■ **Short task**
Copy everything in the listing below word for word, apart from any images.

■ **Data lines**

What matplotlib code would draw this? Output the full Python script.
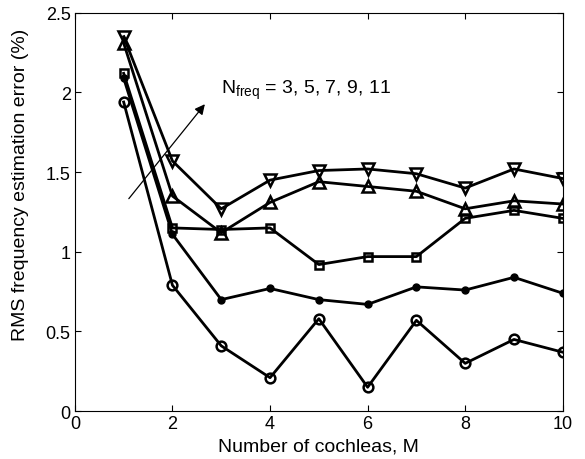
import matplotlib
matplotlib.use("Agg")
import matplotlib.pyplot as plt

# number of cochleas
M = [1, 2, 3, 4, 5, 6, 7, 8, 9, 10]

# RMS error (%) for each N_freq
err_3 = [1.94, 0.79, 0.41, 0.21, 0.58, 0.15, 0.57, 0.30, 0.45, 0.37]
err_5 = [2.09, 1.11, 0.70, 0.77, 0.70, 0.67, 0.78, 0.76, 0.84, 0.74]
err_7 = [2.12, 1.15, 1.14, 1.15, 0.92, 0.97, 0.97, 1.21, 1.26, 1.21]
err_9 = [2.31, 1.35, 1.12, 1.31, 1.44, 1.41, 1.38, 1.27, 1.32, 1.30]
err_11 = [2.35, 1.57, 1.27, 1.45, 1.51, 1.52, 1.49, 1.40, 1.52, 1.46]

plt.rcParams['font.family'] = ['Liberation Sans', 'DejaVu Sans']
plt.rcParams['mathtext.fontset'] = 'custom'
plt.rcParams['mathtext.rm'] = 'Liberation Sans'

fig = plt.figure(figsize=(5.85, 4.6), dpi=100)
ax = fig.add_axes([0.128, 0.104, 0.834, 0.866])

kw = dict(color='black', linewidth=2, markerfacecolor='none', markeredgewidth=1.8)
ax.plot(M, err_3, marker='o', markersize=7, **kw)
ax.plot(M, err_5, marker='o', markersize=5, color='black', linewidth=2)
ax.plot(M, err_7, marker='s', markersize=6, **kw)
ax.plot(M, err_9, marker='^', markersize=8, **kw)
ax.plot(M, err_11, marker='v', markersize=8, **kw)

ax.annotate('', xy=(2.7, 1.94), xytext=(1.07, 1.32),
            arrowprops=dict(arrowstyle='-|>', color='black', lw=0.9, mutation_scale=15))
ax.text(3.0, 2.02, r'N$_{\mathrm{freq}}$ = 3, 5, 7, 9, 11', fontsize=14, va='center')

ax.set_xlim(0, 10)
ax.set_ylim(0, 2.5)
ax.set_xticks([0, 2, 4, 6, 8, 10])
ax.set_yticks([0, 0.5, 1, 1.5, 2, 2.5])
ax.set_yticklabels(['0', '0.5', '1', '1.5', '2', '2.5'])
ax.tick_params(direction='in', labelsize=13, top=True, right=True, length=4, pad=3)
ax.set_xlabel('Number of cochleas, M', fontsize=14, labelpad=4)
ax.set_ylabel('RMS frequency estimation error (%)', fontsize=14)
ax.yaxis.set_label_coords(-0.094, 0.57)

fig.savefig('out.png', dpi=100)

■ **Exercise output**
What matplotlib code would draw this? Output the full Python script.
import matplotlib
matplotlib.use("Agg")
import matplotlib.pyplot as plt

# number of cochleas
M = [1, 2, 3, 4, 5, 6, 7, 8, 9, 10]

# RMS error (%) for each N_freq
err_3 = [1.94, 0.79, 0.41, 0.21, 0.58, 0.15, 0.57, 0.30, 0.45, 0.37]
err_5 = [2.09, 1.11, 0.70, 0.77, 0.70, 0.67, 0.78, 0.76, 0.84, 0.74]
err_7 = [2.12, 1.15, 1.14, 1.15, 0.92, 0.97, 0.97, 1.21, 1.26, 1.21]
err_9 = [2.31, 1.35, 1.12, 1.31, 1.44, 1.41, 1.38, 1.27, 1.32, 1.30]
err_11 = [2.35, 1.57, 1.27, 1.45, 1.51, 1.52, 1.49, 1.40, 1.52, 1.46]

plt.rcParams['font.family'] = ['Liberation Sans', 'DejaVu Sans']
plt.rcParams['mathtext.fontset'] = 'custom'
plt.rcParams['mathtext.rm'] = 'Liberation Sans'

fig = plt.figure(figsize=(5.85, 4.6), dpi=100)
ax = fig.add_axes([0.128, 0.104, 0.834, 0.866])

kw = dict(color='black', linewidth=2, markerfacecolor='none', markeredgewidth=1.8)
ax.plot(M, err_3, marker='o', markersize=7, **kw)
ax.plot(M, err_5, marker='o', markersize=5, color='black', linewidth=2)
ax.plot(M, err_7, marker='s', markersize=6, **kw)
ax.plot(M, err_9, marker='^', markersize=8, **kw)
ax.plot(M, err_11, marker='v', markersize=8, **kw)

ax.annotate('', xy=(2.7, 1.94), xytext=(1.07, 1.32),
            arrowprops=dict(arrowstyle='-|>', color='black', lw=0.9, mutation_scale=15))
ax.text(3.0, 2.02, r'N$_{\mathrm{freq}}$ = 3, 5, 7, 9, 11', fontsize=14, va='center')

ax.set_xlim(0, 10)
ax.set_ylim(0, 2.5)
ax.set_xticks([0, 2, 4, 6, 8, 10])
ax.set_yticks([0, 0.5, 1, 1.5, 2, 2.5])
ax.set_yticklabels(['0', '0.5', '1', '1.5', '2', '2.5'])
ax.tick_params(direction='in', labelsize=13, top=True, right=True, length=4, pad=3)
ax.set_xlabel('Number of cochleas, M', fontsize=14, labelpad=4)
ax.set_ylabel('RMS frequency estimation error (%)', fontsize=14)
ax.yaxis.set_label_coords(-0.094, 0.57)

fig.savefig('out.png', dpi=100)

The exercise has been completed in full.